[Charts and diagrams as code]
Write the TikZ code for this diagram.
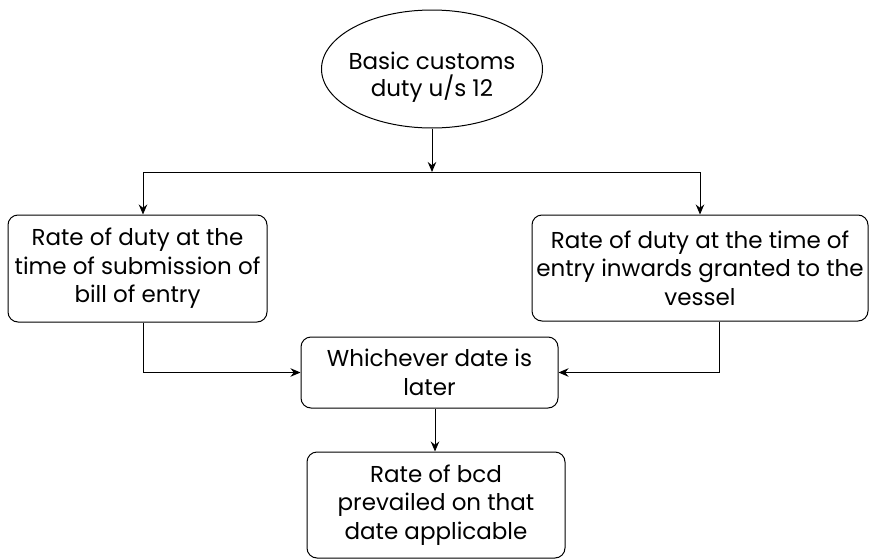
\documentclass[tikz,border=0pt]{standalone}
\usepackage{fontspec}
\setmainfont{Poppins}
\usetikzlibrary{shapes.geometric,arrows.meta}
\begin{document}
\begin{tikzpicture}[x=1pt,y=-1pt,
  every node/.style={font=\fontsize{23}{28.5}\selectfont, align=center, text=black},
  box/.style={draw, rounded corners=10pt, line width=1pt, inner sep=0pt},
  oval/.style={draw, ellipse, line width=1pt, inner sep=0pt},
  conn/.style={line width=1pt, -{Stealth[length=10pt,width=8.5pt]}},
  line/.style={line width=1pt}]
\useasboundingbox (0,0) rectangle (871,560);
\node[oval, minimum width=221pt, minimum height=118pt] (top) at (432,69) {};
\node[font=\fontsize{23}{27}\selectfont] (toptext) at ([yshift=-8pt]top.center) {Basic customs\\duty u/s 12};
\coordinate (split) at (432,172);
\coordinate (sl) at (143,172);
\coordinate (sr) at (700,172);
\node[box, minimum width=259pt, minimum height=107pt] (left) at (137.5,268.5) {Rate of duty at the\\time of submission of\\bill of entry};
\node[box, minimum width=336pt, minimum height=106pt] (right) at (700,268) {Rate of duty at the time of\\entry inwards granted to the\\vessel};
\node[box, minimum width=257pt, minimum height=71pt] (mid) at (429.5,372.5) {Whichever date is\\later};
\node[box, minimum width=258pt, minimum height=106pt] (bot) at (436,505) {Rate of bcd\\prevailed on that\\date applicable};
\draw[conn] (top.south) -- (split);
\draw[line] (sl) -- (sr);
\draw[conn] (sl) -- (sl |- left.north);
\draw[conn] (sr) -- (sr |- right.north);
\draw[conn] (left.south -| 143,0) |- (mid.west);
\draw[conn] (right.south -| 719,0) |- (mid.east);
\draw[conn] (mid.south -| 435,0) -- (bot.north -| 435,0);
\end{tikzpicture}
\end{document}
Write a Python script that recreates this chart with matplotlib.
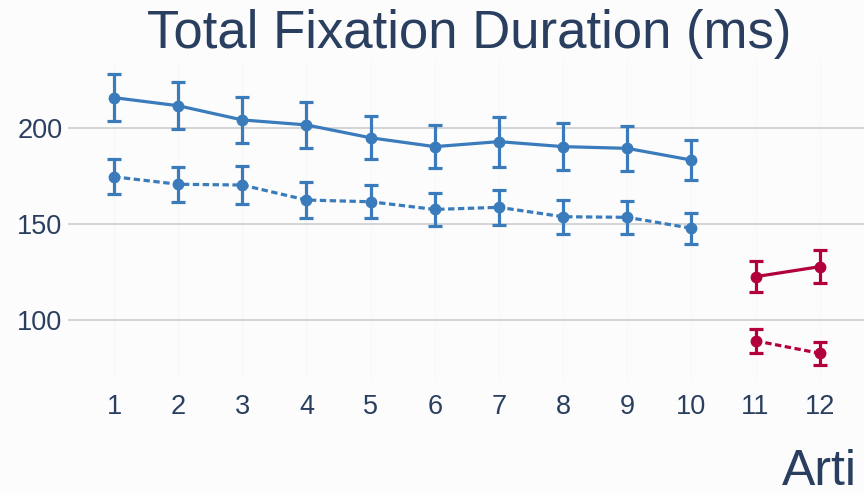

Your instructions>
Your task is to transcribe all of the records precisely, with no images included.

Task solution>
Write the TikZ code for this diagram.
\documentclass[tikz,border=0pt]{standalone}
\usepackage{fontspec}
\setmainfont{Poppins}
\usetikzlibrary{shapes.geometric,arrows.meta}
\begin{document}
\begin{tikzpicture}[x=1pt,y=-1pt,
  every node/.style={font=\fontsize{23}{28.5}\selectfont, align=center, text=black},
  box/.style={draw, rounded corners=10pt, line width=1pt, inner sep=0pt},
  oval/.style={draw, ellipse, line width=1pt, inner sep=0pt},
  conn/.style={line width=1pt, -{Stealth[length=10pt,width=8.5pt]}},
  line/.style={line width=1pt}]
\useasboundingbox (0,0) rectangle (871,560);
\node[oval, minimum width=221pt, minimum height=118pt] (top) at (432,69) {};
\node[font=\fontsize{23}{27}\selectfont] (toptext) at ([yshift=-8pt]top.center) {Basic customs\\duty u/s 12};
\coordinate (split) at (432,172);
\coordinate (sl) at (143,172);
\coordinate (sr) at (700,172);
\node[box, minimum width=259pt, minimum height=107pt] (left) at (137.5,268.5) {Rate of duty at the\\time of submission of\\bill of entry};
\node[box, minimum width=336pt, minimum height=106pt] (right) at (700,268) {Rate of duty at the time of\\entry inwards granted to the\\vessel};
\node[box, minimum width=257pt, minimum height=71pt] (mid) at (429.5,372.5) {Whichever date is\\later};
\node[box, minimum width=258pt, minimum height=106pt] (bot) at (436,505) {Rate of bcd\\prevailed on that\\date applicable};
\draw[conn] (top.south) -- (split);
\draw[line] (sl) -- (sr);
\draw[conn] (sl) -- (sl |- left.north);
\draw[conn] (sr) -- (sr |- right.north);
\draw[conn] (left.south -| 143,0) |- (mid.west);
\draw[conn] (right.south -| 719,0) |- (mid.east);
\draw[conn] (mid.south -| 435,0) -- (bot.north -| 435,0);
\end{tikzpicture}
\end{document}
Write a Python script that recreates this chart with matplotlib.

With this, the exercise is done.